Plotting code records
· · · · ·

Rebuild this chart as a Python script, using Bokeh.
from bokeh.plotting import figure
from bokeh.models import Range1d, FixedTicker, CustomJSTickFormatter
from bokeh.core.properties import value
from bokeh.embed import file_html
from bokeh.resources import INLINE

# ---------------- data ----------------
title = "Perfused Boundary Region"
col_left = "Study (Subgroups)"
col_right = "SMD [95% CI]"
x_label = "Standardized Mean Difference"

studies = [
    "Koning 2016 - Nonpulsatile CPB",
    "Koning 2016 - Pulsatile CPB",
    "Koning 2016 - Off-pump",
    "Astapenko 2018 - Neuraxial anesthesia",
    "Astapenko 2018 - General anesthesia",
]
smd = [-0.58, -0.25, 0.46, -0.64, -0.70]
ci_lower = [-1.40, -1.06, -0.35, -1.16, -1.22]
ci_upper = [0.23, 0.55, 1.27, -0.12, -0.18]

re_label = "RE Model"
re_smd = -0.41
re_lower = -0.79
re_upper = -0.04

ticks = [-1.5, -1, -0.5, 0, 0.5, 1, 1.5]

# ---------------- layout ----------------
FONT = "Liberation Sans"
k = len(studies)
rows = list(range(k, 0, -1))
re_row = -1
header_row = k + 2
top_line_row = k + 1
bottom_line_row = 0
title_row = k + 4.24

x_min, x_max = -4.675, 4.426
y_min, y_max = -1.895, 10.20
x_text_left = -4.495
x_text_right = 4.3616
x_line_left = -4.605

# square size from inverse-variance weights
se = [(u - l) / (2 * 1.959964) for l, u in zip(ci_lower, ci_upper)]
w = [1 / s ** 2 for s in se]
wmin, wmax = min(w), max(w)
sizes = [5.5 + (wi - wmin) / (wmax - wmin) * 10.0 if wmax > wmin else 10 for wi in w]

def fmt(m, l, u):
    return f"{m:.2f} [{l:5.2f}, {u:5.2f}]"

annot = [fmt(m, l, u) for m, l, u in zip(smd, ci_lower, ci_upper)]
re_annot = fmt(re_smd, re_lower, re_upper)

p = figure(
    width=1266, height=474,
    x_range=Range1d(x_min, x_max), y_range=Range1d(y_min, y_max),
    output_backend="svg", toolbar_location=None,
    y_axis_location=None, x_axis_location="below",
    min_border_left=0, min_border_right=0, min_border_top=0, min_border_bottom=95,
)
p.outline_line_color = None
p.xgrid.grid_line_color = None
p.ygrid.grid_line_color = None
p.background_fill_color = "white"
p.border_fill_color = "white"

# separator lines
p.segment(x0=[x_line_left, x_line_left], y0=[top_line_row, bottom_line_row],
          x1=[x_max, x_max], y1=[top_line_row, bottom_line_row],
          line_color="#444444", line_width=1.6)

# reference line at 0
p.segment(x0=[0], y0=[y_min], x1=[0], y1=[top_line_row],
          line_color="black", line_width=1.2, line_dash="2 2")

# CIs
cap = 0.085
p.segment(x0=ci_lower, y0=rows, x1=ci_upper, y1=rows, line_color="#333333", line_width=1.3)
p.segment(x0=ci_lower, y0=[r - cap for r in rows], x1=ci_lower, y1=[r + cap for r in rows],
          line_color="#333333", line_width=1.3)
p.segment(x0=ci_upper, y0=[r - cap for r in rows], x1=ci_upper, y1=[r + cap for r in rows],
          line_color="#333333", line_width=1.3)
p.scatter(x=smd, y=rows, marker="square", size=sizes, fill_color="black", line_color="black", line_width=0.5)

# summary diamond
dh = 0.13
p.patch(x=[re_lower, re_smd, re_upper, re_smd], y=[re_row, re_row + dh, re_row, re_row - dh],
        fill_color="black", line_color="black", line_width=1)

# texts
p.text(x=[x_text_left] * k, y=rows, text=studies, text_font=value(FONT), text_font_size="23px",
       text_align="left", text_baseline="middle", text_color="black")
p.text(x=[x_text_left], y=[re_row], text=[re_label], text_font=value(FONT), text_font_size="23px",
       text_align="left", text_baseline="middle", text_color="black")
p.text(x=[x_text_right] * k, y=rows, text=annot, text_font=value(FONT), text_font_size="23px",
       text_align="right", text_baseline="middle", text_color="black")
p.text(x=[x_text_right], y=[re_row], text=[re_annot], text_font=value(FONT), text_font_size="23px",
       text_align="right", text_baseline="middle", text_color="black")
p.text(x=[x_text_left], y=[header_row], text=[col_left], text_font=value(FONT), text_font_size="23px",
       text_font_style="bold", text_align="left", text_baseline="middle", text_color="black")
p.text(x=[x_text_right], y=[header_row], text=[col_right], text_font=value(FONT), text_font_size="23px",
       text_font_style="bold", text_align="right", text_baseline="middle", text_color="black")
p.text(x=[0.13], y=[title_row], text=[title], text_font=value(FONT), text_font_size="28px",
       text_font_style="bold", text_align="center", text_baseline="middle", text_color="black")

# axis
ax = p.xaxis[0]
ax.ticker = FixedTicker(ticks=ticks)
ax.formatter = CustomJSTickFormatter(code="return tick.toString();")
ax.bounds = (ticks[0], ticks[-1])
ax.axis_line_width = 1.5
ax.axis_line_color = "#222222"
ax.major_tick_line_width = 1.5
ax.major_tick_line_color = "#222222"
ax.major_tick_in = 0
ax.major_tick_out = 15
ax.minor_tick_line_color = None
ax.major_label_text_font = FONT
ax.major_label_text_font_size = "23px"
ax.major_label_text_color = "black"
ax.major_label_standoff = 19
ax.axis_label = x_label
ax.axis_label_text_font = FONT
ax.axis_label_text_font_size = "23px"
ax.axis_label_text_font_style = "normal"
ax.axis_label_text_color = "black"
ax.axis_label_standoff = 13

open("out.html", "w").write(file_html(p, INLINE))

· · · · ·

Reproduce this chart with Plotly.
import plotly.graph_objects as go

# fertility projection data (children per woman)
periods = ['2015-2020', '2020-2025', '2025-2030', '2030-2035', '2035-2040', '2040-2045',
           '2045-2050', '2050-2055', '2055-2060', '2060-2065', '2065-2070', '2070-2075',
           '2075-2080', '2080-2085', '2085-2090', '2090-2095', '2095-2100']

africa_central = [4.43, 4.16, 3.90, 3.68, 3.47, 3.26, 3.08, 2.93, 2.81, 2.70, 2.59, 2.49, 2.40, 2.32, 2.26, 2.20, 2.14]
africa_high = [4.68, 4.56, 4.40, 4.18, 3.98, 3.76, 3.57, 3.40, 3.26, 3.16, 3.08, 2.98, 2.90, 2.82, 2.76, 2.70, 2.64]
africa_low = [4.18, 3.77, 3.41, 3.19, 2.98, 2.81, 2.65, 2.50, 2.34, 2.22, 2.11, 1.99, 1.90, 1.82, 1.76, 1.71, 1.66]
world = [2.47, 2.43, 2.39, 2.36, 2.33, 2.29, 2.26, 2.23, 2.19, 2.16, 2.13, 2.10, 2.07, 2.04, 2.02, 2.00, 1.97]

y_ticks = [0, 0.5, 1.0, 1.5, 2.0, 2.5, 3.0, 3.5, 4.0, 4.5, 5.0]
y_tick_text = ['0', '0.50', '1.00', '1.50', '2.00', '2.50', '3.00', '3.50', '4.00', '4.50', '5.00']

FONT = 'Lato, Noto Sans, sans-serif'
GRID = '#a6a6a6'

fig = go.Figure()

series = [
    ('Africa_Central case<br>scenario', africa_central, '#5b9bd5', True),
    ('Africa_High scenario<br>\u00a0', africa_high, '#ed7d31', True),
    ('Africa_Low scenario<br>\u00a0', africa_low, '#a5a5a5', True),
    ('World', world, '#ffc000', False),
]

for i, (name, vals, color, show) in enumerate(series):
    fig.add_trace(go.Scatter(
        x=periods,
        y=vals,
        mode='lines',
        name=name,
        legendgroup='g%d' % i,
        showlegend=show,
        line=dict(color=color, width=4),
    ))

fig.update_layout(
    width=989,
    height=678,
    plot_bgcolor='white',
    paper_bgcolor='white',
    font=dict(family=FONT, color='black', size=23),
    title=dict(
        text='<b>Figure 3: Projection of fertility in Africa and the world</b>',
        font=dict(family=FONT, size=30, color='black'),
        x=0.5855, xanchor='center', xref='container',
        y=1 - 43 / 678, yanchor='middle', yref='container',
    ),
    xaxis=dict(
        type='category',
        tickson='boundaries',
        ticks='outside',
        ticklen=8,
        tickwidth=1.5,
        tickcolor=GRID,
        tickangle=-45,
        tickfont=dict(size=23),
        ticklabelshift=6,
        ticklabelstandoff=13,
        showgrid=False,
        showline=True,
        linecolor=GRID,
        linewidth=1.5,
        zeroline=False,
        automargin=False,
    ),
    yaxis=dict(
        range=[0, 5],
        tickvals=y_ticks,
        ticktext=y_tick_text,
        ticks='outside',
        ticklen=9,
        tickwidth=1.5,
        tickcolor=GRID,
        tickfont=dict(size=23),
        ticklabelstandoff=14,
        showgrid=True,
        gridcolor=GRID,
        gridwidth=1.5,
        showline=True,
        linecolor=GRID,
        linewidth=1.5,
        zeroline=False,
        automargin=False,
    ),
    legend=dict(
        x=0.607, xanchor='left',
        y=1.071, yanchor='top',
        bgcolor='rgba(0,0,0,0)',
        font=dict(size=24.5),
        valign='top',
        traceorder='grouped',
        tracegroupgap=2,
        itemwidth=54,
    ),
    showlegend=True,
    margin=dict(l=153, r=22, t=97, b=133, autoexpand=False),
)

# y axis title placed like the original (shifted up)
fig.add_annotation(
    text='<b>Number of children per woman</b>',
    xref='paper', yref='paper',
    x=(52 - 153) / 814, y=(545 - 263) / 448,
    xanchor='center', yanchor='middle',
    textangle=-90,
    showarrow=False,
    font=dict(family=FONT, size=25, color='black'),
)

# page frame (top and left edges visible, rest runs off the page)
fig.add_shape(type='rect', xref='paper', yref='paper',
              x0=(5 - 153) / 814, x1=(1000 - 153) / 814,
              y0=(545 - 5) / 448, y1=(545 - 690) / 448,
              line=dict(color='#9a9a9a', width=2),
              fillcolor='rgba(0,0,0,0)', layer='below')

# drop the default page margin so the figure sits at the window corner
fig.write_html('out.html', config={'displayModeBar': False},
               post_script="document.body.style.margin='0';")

· · · · ·

* _Task goal_: From the listing above, copy every line that includes the word "chart".

* _Result_:
Rebuild this chart as a Python script, using Bokeh.
Reproduce this chart with Plotly.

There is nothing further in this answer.